Hohmann: Man muß Koch reden hören, um seine rhetorische Brillanz, seine Intelligenz und sein sehr fundiertes politisches Wissen zu erleben. Dazu kommt, daß er noch relativ jung ist, er wird im März gerademal fünfzig. Koch selbst hält sich nicht zu Unrecht für jemanden mit der Befähigung auch zu höchsten Ämtern. Ich bin mir allerdings sicher, daß er seine Lage realistisch einschätzt. Daher ist von ihm kein Schritt zu erwarten, der nicht auch Aussicht auf Erfolg hat.
2004 hat er Sie wegen Ihrer berühmt gewordenen „Tag der Deutschen Einheit“-Rede aus seinem Landesverband geworfen. Fühlen Sie keinen Zorn?
Hohmann: Man muß vergeben können. Außerdem hatte er ursprünglich den Rausschmiß nicht im Sinn, sondern sagte öffentlich – und schon dafür hat er massiv Kritik geerntet –, er wolle „mit Hohmann ringen“. Erst als Merkels Signal kam, daß sie mich aus Fraktion und Partei werfen würde, blieb ihm wohl nichts anderes übrig. Hätte Koch anders gehandelt, hätte er das politisch nicht überlebt.
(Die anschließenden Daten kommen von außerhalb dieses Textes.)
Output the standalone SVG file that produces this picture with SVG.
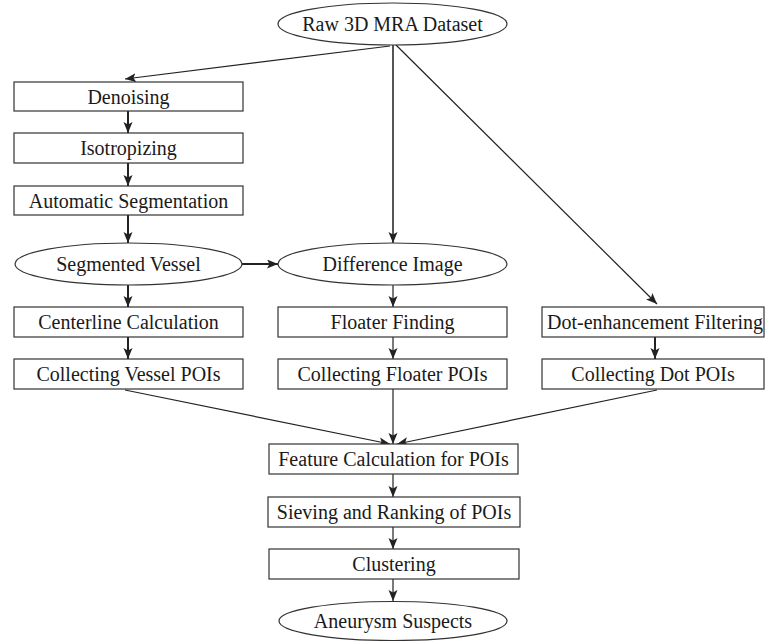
<svg xmlns="http://www.w3.org/2000/svg" width="765" height="642" viewBox="0 0 765 642">
<defs>
<style>
.n rect,.n ellipse{fill:#fff;stroke:#333;stroke-width:1.2}
.n text{font-family:"Liberation Serif","Times New Roman",serif;font-size:20px;fill:#1a1a1a;text-anchor:middle}
.c line{stroke:#222;stroke-width:1.2;fill:none;marker-end:url(#ah)}
.c line.t{stroke-width:2}
.c line.g{stroke:#555;stroke-width:2}
</style>
<marker id="ah" markerUnits="userSpaceOnUse" markerWidth="12" markerHeight="10" refX="11" refY="4.5" orient="auto">
<path d="M0,0 L11,4.5 L0,9 L2.5,4.5 z" fill="#222"/>
</marker>
</defs>
<rect width="765" height="642" fill="#fff"/>
<g class="c" id="connectors">
<line x1="390" y1="46" x2="125" y2="79"/>
<line class="g" x1="393" y1="45" x2="393" y2="243"/>
<line x1="396" y1="45" x2="657" y2="304"/>
<line class="t" x1="128" y1="111" x2="128" y2="133"/>
<line class="t" x1="128" y1="163" x2="128" y2="186"/>
<line class="t" x1="128" y1="215" x2="128" y2="243"/>
<line class="t" x1="242" y1="264" x2="278" y2="264"/>
<line class="t" x1="128" y1="285" x2="128" y2="307"/>
<line class="t" x1="128" y1="337" x2="128" y2="359"/>
<line x1="393" y1="285" x2="393" y2="307"/>
<line x1="393" y1="337" x2="393" y2="359"/>
<line class="t" x1="655" y1="337" x2="655" y2="359"/>
<line x1="125" y1="390" x2="390" y2="444"/>
<line x1="393" y1="389" x2="393" y2="444"/>
<line x1="657" y1="390" x2="397" y2="444"/>
<line x1="393" y1="474" x2="393" y2="497"/>
<line x1="393" y1="527" x2="393" y2="549"/>
<line x1="393" y1="579" x2="393" y2="601"/>
</g>
<g class="n" id="raw"><ellipse cx="392.5" cy="24" rx="114.5" ry="21"/><text x="392.5" y="31">Raw 3D MRA Dataset</text></g>
<g class="n" id="denoising"><rect x="14" y="82" width="229" height="29"/><text x="128.5" y="103.5">Denoising</text></g>
<g class="n" id="isotropizing"><rect x="14" y="133" width="229" height="30"/><text x="128.5" y="155">Isotropizing</text></g>
<g class="n" id="autoseg"><rect x="14" y="186" width="229" height="29"/><text x="128.5" y="207.5">Automatic Segmentation</text></g>
<g class="n" id="segvessel"><ellipse cx="128.5" cy="264" rx="113.5" ry="21"/><text x="128.5" y="271">Segmented Vessel</text></g>
<g class="n" id="diffimage"><ellipse cx="392.5" cy="264" rx="114.5" ry="21"/><text x="392.5" y="271">Difference Image</text></g>
<g class="n" id="centerline"><rect x="14" y="307" width="229" height="30"/><text x="128.5" y="329">Centerline Calculation</text></g>
<g class="n" id="collvessel"><rect x="14" y="359" width="229" height="30"/><text x="128.5" y="381">Collecting Vessel POIs</text></g>
<g class="n" id="floater"><rect x="278" y="307" width="229" height="30"/><text x="392.5" y="329">Floater Finding</text></g>
<g class="n" id="collfloater"><rect x="278" y="359" width="229" height="30"/><text x="392.5" y="381">Collecting Floater POIs</text></g>
<g class="n" id="dotfilter"><rect x="542" y="307" width="222" height="30"/><text x="655" y="329">Dot-enhancement Filtering</text></g>
<g class="n" id="colldot"><rect x="542" y="359" width="222" height="30"/><text x="653" y="381">Collecting Dot POIs</text></g>
<g class="n" id="feature"><rect x="269" y="444" width="249" height="30"/><text x="393.5" y="466">Feature Calculation for POIs</text></g>
<g class="n" id="sieving"><rect x="268" y="497" width="252" height="30"/><text x="394" y="519">Sieving and Ranking of POIs</text></g>
<g class="n" id="clustering"><rect x="269" y="549" width="250" height="30"/><text x="394" y="571">Clustering</text></g>
<g class="n" id="aneurysm"><ellipse cx="393" cy="621" rx="114" ry="19.5"/><text x="393" y="628">Aneurysm Suspects</text></g>
</svg>
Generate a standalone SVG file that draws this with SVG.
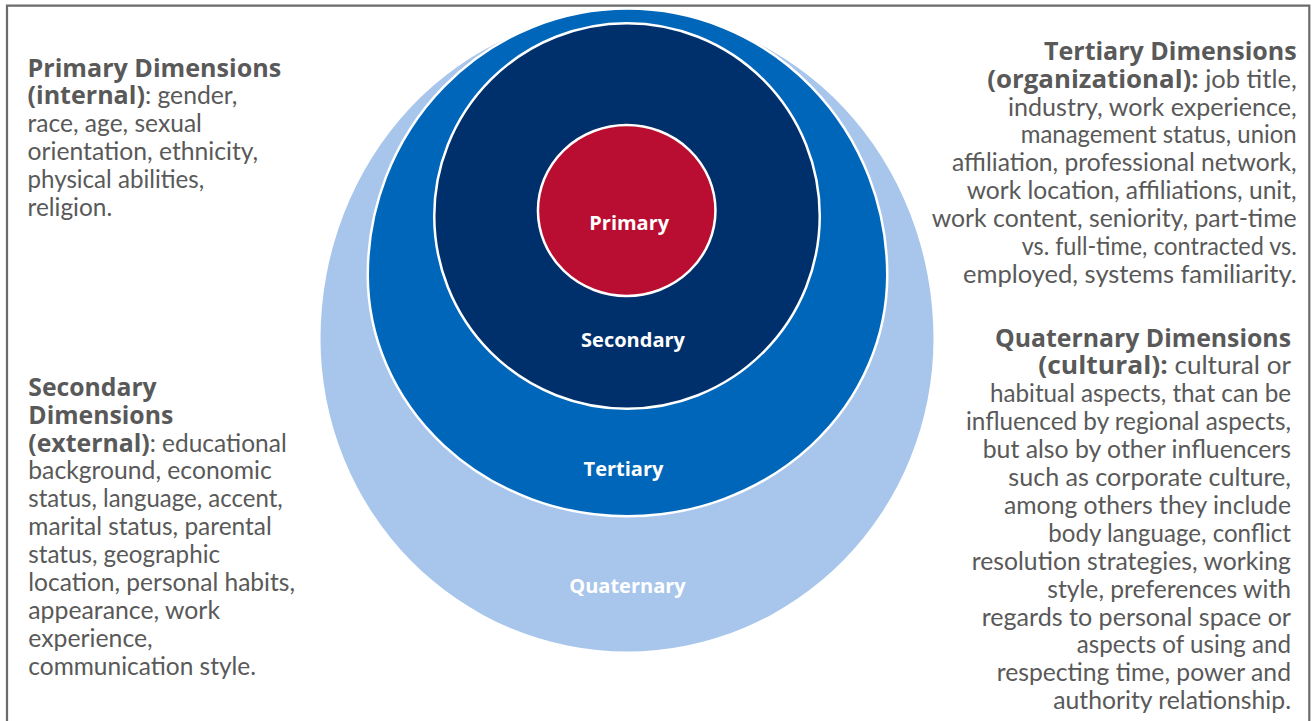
<svg xmlns="http://www.w3.org/2000/svg" width="1313" height="721" viewBox="0 0 1313 721">
<style>
.desc{font-family:Lato,"Liberation Sans",sans-serif;font-size:24.7px;fill:#595959}
.b{font-family:"Open Sans",Lato,sans-serif;font-weight:700;font-size:25px}
.r{text-anchor:end}
.lbl{font-family:"Open Sans",Lato,sans-serif;font-weight:700;font-size:20px;fill:#ffffff;text-anchor:middle}
.ring{stroke:#ffffff;stroke-width:2.5}
</style>
<rect width="1313" height="721" fill="#ffffff"/>
<path id="frame" d="M7,724V5.7H1309.3V724" fill="none" stroke="#6b6b6b" stroke-width="2.2"/>

<g id="ring-quaternary">
<path d="M320.5,338.7A306.5,326.7 0 0 1 933.5,338.7A306.5,313 0 0 1 320.5,338.7Z" fill="#A8C6EC"/>
<text class="lbl" x="627.5" y="593.3">Quaternary</text>
</g>
<g id="ring-tertiary">
<path class="ring" d="M367.75,275A259.75,266.45 0 0 1 887.25,275A259.75,241.25 0 0 1 367.75,275Z" fill="#0066B9"/>
<text class="lbl" x="623.5" y="476">Tertiary</text>
</g>
<g id="ring-secondary">
<circle class="ring" cx="627" cy="216" r="192.75" fill="#00306B"/>
<text class="lbl" x="633" y="347.3">Secondary</text>
</g>
<g id="ring-primary">
<ellipse class="ring" cx="626.7" cy="210.5" rx="88.75" ry="85.5" fill="#B90E31"/>
<text class="lbl" x="629.2" y="230">Primary</text>
</g>
<g id="connectors"/>

<g id="text-primary" class="desc" lengthAdjust="spacingAndGlyphs">
<text x="27.5" y="76.5" textLength="253.7" lengthAdjust="spacingAndGlyphs"><tspan class="b">Primary Dimensions</tspan></text>
<text x="27.5" y="104.4" textLength="210" lengthAdjust="spacingAndGlyphs"><tspan class="b">(internal)</tspan>: gender,</text>
<text x="27.5" y="132.3" textLength="174.4" lengthAdjust="spacingAndGlyphs">race, age, sexual</text>
<text x="27.5" y="160.2" textLength="230.7" lengthAdjust="spacingAndGlyphs">orientation, ethnicity,</text>
<text x="27.5" y="188.1" textLength="176.7" lengthAdjust="spacingAndGlyphs">physical abilities,</text>
<text x="27.5" y="216" textLength="84.7" lengthAdjust="spacingAndGlyphs">religion.</text>
</g>

<g id="text-secondary" class="desc">
<text x="28.3" y="395.7" textLength="128.4" lengthAdjust="spacingAndGlyphs"><tspan class="b">Secondary</tspan></text>
<text x="28.3" y="423.6" textLength="145" lengthAdjust="spacingAndGlyphs"><tspan class="b">Dimensions</tspan></text>
<text x="28.3" y="451.5" textLength="258.4" lengthAdjust="spacingAndGlyphs"><tspan class="b">(external)</tspan>: educational</text>
<text x="28.3" y="479.4" textLength="243.4" lengthAdjust="spacingAndGlyphs">background, economic</text>
<text x="28.3" y="507.3" textLength="254.4" lengthAdjust="spacingAndGlyphs">status, language, accent,</text>
<text x="28.3" y="535.2" textLength="243.4" lengthAdjust="spacingAndGlyphs">marital status, parental</text>
<text x="28.3" y="563.1" textLength="191.7" lengthAdjust="spacingAndGlyphs">status, geographic</text>
<text x="28.3" y="591" textLength="266.7" lengthAdjust="spacingAndGlyphs">location, personal habits,</text>
<text x="28.3" y="618.9" textLength="191.7" lengthAdjust="spacingAndGlyphs">appearance, work</text>
<text x="28.3" y="646.8" textLength="124.4" lengthAdjust="spacingAndGlyphs">experience,</text>
<text x="28.3" y="674.7" textLength="227.7" lengthAdjust="spacingAndGlyphs">communication style.</text>
</g>

<g id="text-tertiary" class="desc r">
<text x="1296.7" y="59.7" textLength="252.7" lengthAdjust="spacingAndGlyphs"><tspan class="b">Tertiary Dimensions</tspan></text>
<text x="1296.7" y="87.6" textLength="309.4" lengthAdjust="spacingAndGlyphs"><tspan class="b">(organizational):</tspan> job title,</text>
<text x="1296.7" y="115.5" textLength="288.7" lengthAdjust="spacingAndGlyphs">industry, work experience,</text>
<text x="1296.7" y="143.4" textLength="276" lengthAdjust="spacingAndGlyphs">management status, union</text>
<text x="1296.7" y="171.3" textLength="344.7" lengthAdjust="spacingAndGlyphs">affiliation, professional network,</text>
<text x="1296.7" y="199.2" textLength="330" lengthAdjust="spacingAndGlyphs">work location, affiliations, unit,</text>
<text x="1296.7" y="227.1" textLength="365" lengthAdjust="spacingAndGlyphs">work content, seniority, part-time</text>
<text x="1296.7" y="255" textLength="275" lengthAdjust="spacingAndGlyphs">vs. full-time, contracted vs.</text>
<text x="1296.7" y="282.9" textLength="333.7" lengthAdjust="spacingAndGlyphs">employed, systems familiarity.</text>
</g>

<g id="text-quaternary" class="desc r">
<text x="1291" y="346.5" textLength="296" lengthAdjust="spacingAndGlyphs"><tspan class="b">Quaternary Dimensions</tspan></text>
<text x="1291" y="374.4" textLength="252.7" lengthAdjust="spacingAndGlyphs"><tspan class="b">(cultural):</tspan> cultural or</text>
<text x="1291" y="402.3" textLength="301" lengthAdjust="spacingAndGlyphs">habitual aspects, that can be</text>
<text x="1291" y="430.2" textLength="325" lengthAdjust="spacingAndGlyphs">influenced by regional aspects,</text>
<text x="1291" y="458.1" textLength="308.3" lengthAdjust="spacingAndGlyphs">but also by other influencers</text>
<text x="1291" y="486" textLength="282.7" lengthAdjust="spacingAndGlyphs">such as corporate culture,</text>
<text x="1291" y="513.9" textLength="287" lengthAdjust="spacingAndGlyphs">among others they include</text>
<text x="1291" y="541.8" textLength="242.7" lengthAdjust="spacingAndGlyphs">body language, conflict</text>
<text x="1291" y="569.7" textLength="319.3" lengthAdjust="spacingAndGlyphs">resolution strategies, working</text>
<text x="1291" y="597.6" textLength="243.7" lengthAdjust="spacingAndGlyphs">style, preferences with</text>
<text x="1291" y="625.5" textLength="309.3" lengthAdjust="spacingAndGlyphs">regards to personal space or</text>
<text x="1291" y="653.4" textLength="214.3" lengthAdjust="spacingAndGlyphs">aspects of using and</text>
<text x="1291" y="681.3" textLength="294.3" lengthAdjust="spacingAndGlyphs">respecting time, power and</text>
<text x="1291" y="709.2" textLength="237.7" lengthAdjust="spacingAndGlyphs">authority relationship.</text>
</g>
</svg>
Wir machen uns heute nicht mehr klar, welche Atmosphäre damals herrschte: Wer sich damals auch nur in meine Nähe wagte, hatte das politische Totenhemd an. Ich werfe heute niemandem vor, daß er es nicht freiwillig angezogen hat.
Der hessische Kommunal- und Bundespolitiker Martin Hohmann gehörte 24 Jahre der CDU an und kennt aus dieser Zeit Ministerpräsident Roland Koch persönlich. Von 1998 bis 2004 vertrat der 59jährige den Wahlkreis seiner Vaterstadt Fulda im Deutschen Bundestag. Im Zuge der sogenannten „Hohmann-Affäre“ im November 2003 mußte er den Landesverband seiner Partei jedoch verlassen. Dagegen klagt er derzeit vor dem Bundesverfassungsgericht.